Bis auf Weiteres muss sich der ESM deshalb auf "Trockenübungen" mit dem Abwicklungsfonds SRF beschränken. So schilderte Gramegna es in Santiago de Compostela. "Wir sind einsatzbereit", sagte er – aber eben nur in der Theorie. Sollte es eines Tages zu einer Bankenkrise kommen, muss der bis Jahresende mit 78 Mrd. Euro gefüllte SRF ohne den 68 Mrd. Euro schweren ESM-Backstop reichen.

Premierministerin Giorgia Meloni ist wegen der mit einer Inanspruchnahme von ESM-Hilfen verbundenen "zu strengen Auflagen" seit jeher gegen den ESM. Zu bestimmten Bedingungen ist sie aber zu einer Ratifizierung bereit. Sie würde die Gelder daraus gern allgemein für Wirtschaftshilfen verwenden.

Meloni verknüpft eine Ratifizierung unter anderem mit Zugeständnissen bei der Reform der Fiskalregeln und fordert, "strategische Investitionen" auszuklammern. Bundesfinanzminister Christian Lindner ist dagegen. Melonis Koalitionspartner, die rechtsnationale Lega von Vizepremier Matteo Salvini, ist vehement gegen eine Ratifizierung und sieht den ESM als eine Art Unterdrückungsmechanismus. Der andere Koalitionspartner, die Mitte-Rechts-Partei Forza Italia, ist dafür, fordert aber Korrekturen.

"In der Vergangenheit haben wir erlebt, wie schnell sich die wirtschaftlichen Bedingungen verändern können", warnte Donohoe. Gramegna verwies darauf, dass Ende 2023 vorsorgliche Kreditlinien des ESM auslaufen.
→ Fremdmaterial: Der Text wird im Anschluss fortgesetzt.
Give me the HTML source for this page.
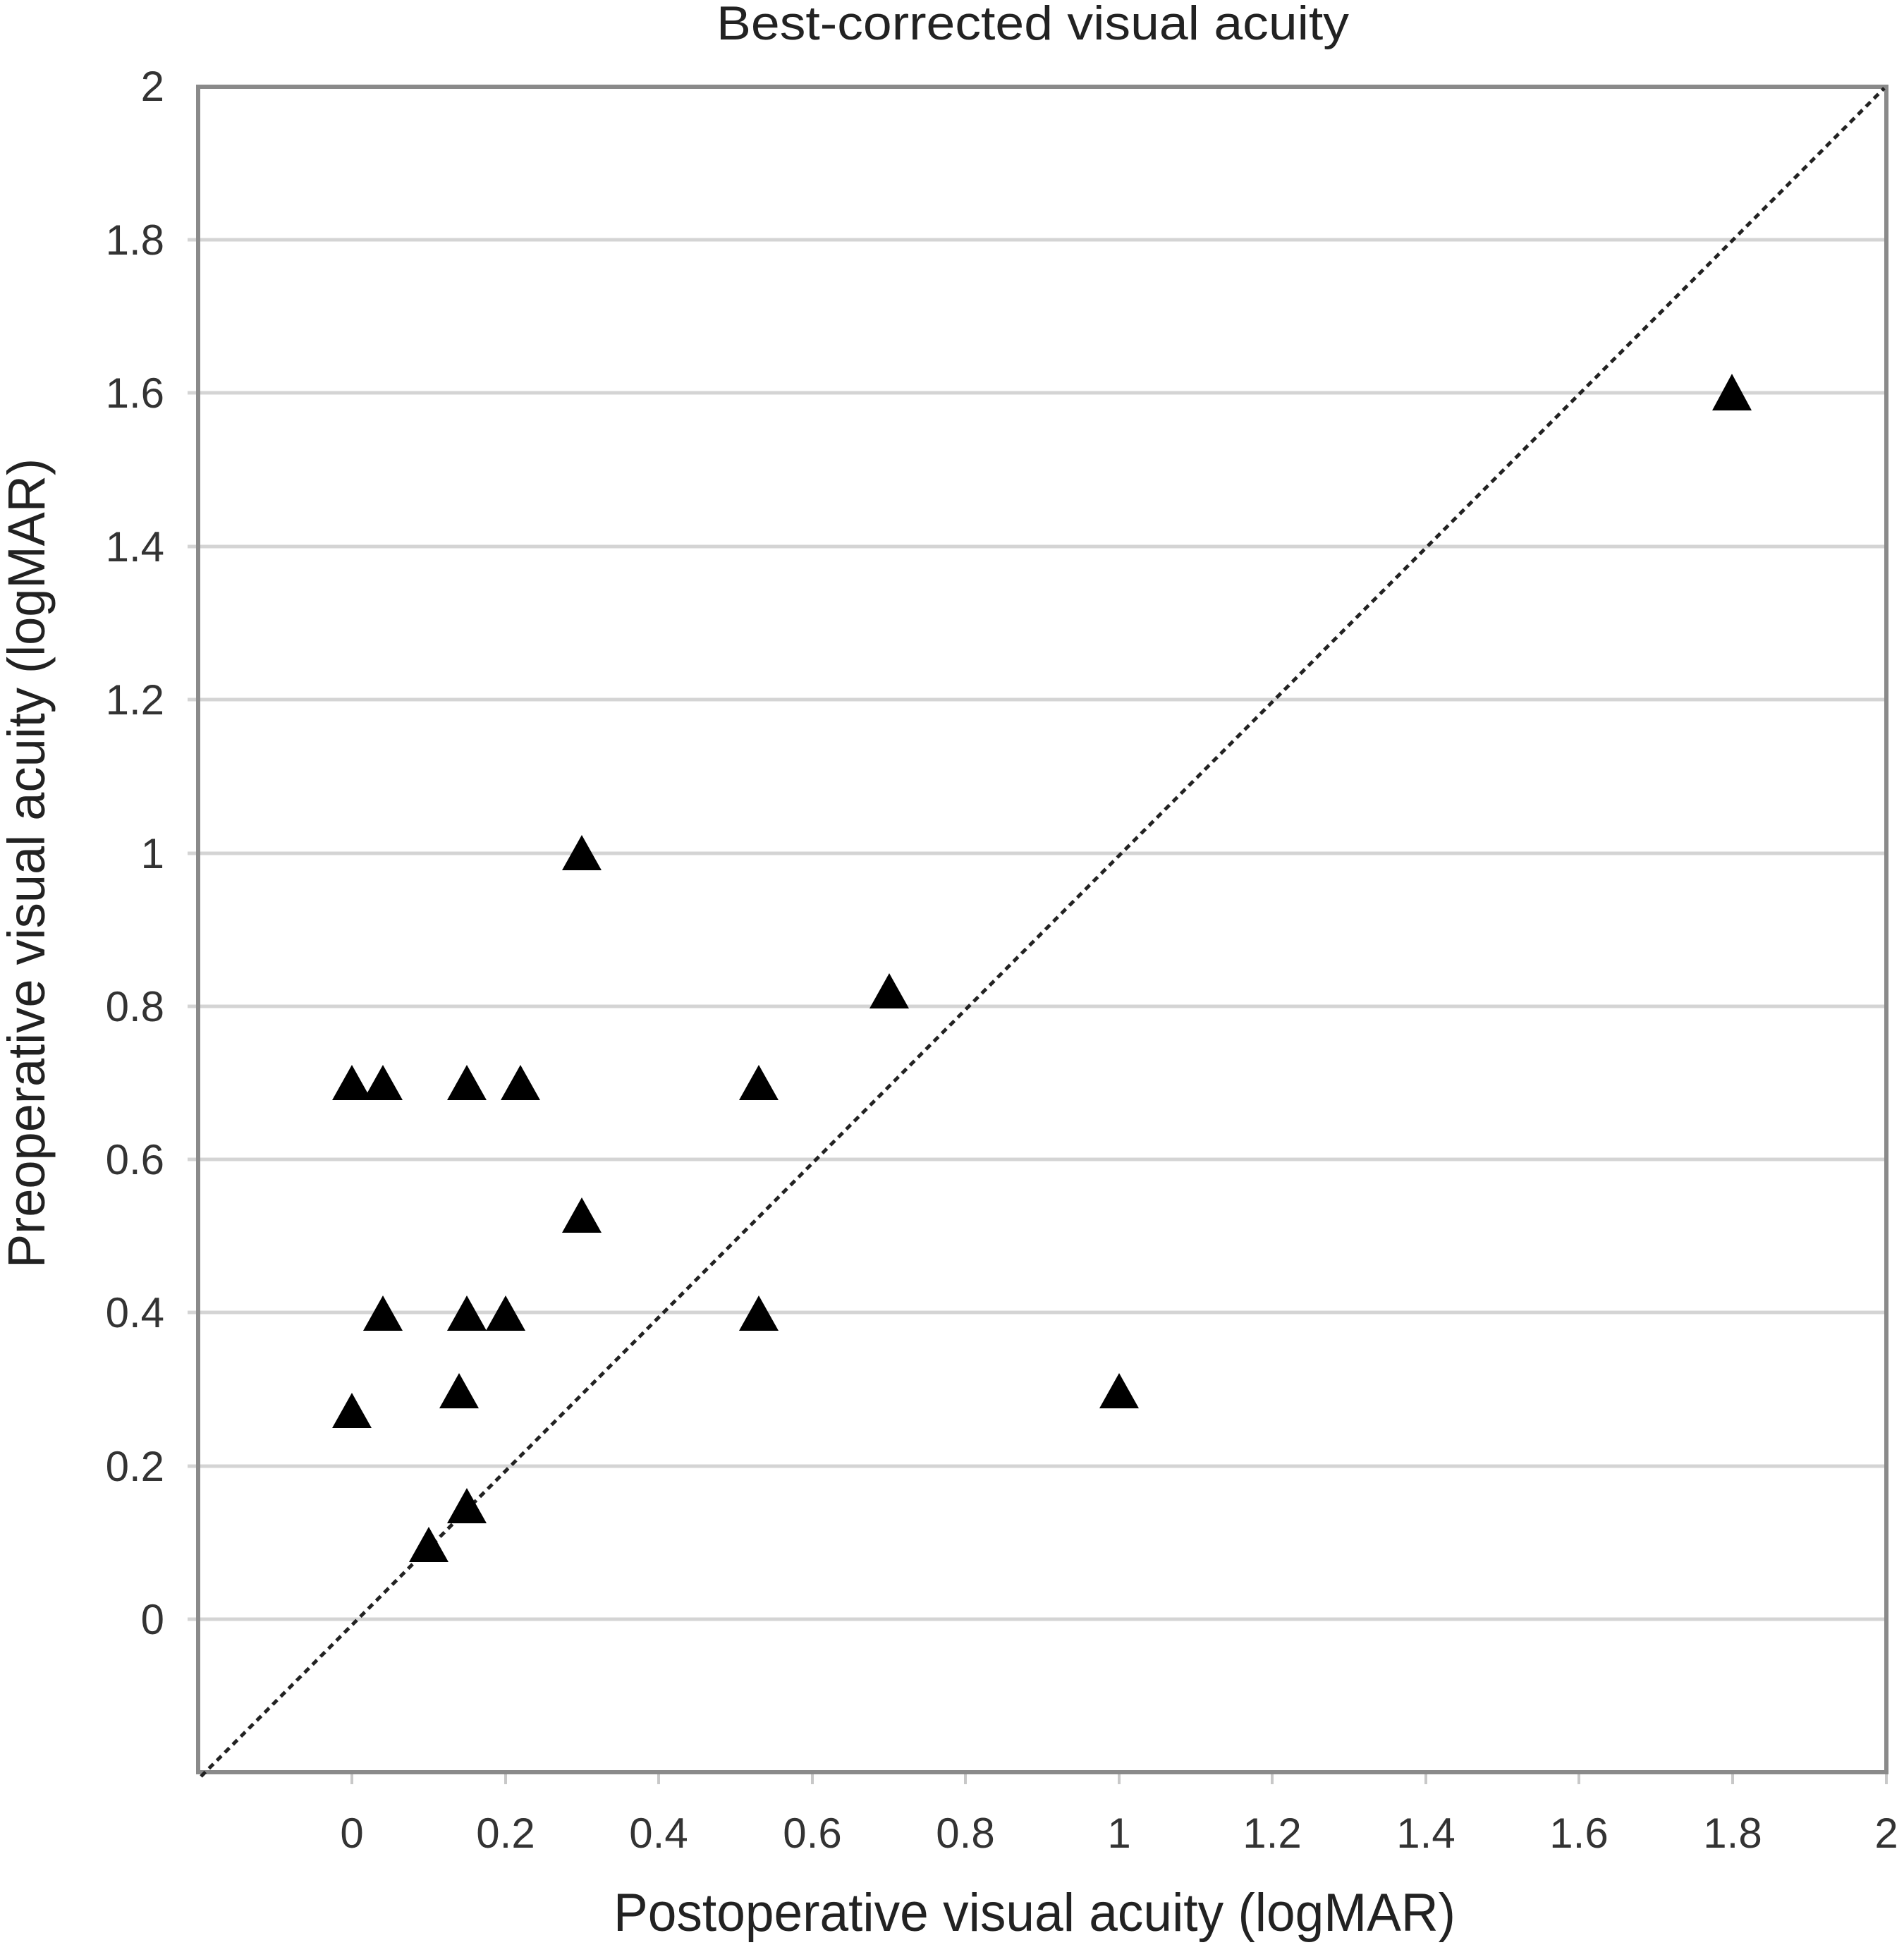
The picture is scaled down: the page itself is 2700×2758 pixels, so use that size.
<!DOCTYPE html>
<html><head><meta charset="utf-8"><style>html,body{margin:0;padding:0;background:#fff}svg{display:block}</style></head>
<body>
<svg width="2700" height="2758" viewBox="0 0 2700 2758" xmlns="http://www.w3.org/2000/svg" font-family="Liberation Sans, sans-serif">
<rect width="2700" height="2758" fill="#fff"/>
<g stroke="#d4d4d4" stroke-width="5">
<line x1="266" y1="340" x2="2675" y2="340"/>
<line x1="266" y1="557" x2="2675" y2="557"/>
<line x1="266" y1="775" x2="2675" y2="775"/>
<line x1="266" y1="992" x2="2675" y2="992"/>
<line x1="266" y1="1210" x2="2675" y2="1210"/>
<line x1="266" y1="1427" x2="2675" y2="1427"/>
<line x1="266" y1="1644" x2="2675" y2="1644"/>
<line x1="266" y1="1861" x2="2675" y2="1861"/>
<line x1="266" y1="2079" x2="2675" y2="2079"/>
<line x1="266" y1="2296" x2="2675" y2="2296"/>
</g>
<g stroke="#c8c8c8" stroke-width="4">
<line x1="499" y1="2513" x2="499" y2="2530"/><line x1="717" y1="2513" x2="717" y2="2530"/><line x1="934" y1="2513" x2="934" y2="2530"/><line x1="1152" y1="2513" x2="1152" y2="2530"/><line x1="1369" y1="2513" x2="1369" y2="2530"/><line x1="1587" y1="2513" x2="1587" y2="2530"/><line x1="1804" y1="2513" x2="1804" y2="2530"/><line x1="2022" y1="2513" x2="2022" y2="2530"/><line x1="2239" y1="2513" x2="2239" y2="2530"/><line x1="2457" y1="2513" x2="2457" y2="2530"/><line x1="2675" y1="2513" x2="2675" y2="2530"/>
</g>
<rect x="281" y="123" width="2394" height="2390" fill="none" stroke="#8a8a8a" stroke-width="6"/>
<line x1="285" y1="2519" x2="2672" y2="125" stroke="#222" stroke-width="5" stroke-dasharray="9 7"/>
<g fill="#000">
<polygon points="2456,530 2484,582 2428,582"/>
<polygon points="825,1184 853,1234 797,1234"/>
<polygon points="1261,1380 1289,1430 1233,1430"/>
<polygon points="499,1510 527,1560 471,1560"/>
<polygon points="543,1510 571,1560 515,1560"/>
<polygon points="662,1510 690,1560 634,1560"/>
<polygon points="738,1510 766,1560 710,1560"/>
<polygon points="1076,1510 1104,1560 1048,1560"/>
<polygon points="825,1698 853,1748 797,1748"/>
<polygon points="543,1837 571,1887 515,1887"/>
<polygon points="662,1837 690,1887 634,1887"/>
<polygon points="717,1837 745,1887 689,1887"/>
<polygon points="1076,1837 1104,1887 1048,1887"/>
<polygon points="499,1975 527,2025 471,2025"/>
<polygon points="651,1947 679,1997 623,1997"/>
<polygon points="1587,1947 1615,1997 1559,1997"/>
<polygon points="662,2110 690,2160 634,2160"/>
<polygon points="608,2165 636,2215 580,2215"/>
</g>
<g font-size="60" fill="#333" text-anchor="end">
<text x="233" y="143">2</text>
<text x="233" y="361">1.8</text>
<text x="233" y="578">1.6</text>
<text x="233" y="796">1.4</text>
<text x="233" y="1013">1.2</text>
<text x="233" y="1231">1</text>
<text x="233" y="1448">0.8</text>
<text x="233" y="1665">0.6</text>
<text x="233" y="1882">0.4</text>
<text x="233" y="2100">0.2</text>
<text x="233" y="2317">0</text>
</g>
<g font-size="60" fill="#333" text-anchor="middle">
<text x="499" y="2620">0</text>
<text x="717" y="2620">0.2</text>
<text x="934" y="2620">0.4</text>
<text x="1152" y="2620">0.6</text>
<text x="1369" y="2620">0.8</text>
<text x="1587" y="2620">1</text>
<text x="1804" y="2620">1.2</text>
<text x="2022" y="2620">1.4</text>
<text x="2239" y="2620">1.6</text>
<text x="2457" y="2620">1.8</text>
<text x="2675" y="2620">2</text>
</g>
<text x="1016" y="56" font-size="68" fill="#222" textLength="897" lengthAdjust="spacingAndGlyphs">Best-corrected visual acuity</text>
<text x="870" y="2738" font-size="76" fill="#222" textLength="1194" lengthAdjust="spacingAndGlyphs">Postoperative visual acuity (logMAR)</text>
<text transform="translate(63,1798) rotate(-90)" font-size="74" fill="#222" textLength="1148" lengthAdjust="spacingAndGlyphs">Preoperative visual acuity (logMAR)</text>
</svg>
</body></html>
Das mache eine Ratifizierung der ESM-Reform umso dringlicher.

Digitaler Euro ohne Eile

Deutlich weniger Eile legen die Protagonisten bei einem anderen strittigen Thema an den Tag, das die Eurogruppe umtreibt: dem digitalen Euro. Da dürfe man nichts "überstürzen", mahnte EU-Finanzmarktkommissarin Mairead McGuinness, als sie im Vorfeld des Finanzministertreffens eine Rede auf der Finanzkonferenz Eurofi in Santiago de Compostela hielt. Nötig sei "eine ruhige, gründliche und demokratische Debatte zwischen den Institutionen, den Mitgliedstaaten und den Bürgern". Das werde hoffentlich "Verschwörungstheorien" rund um den digitalen Euro entgegenwirken.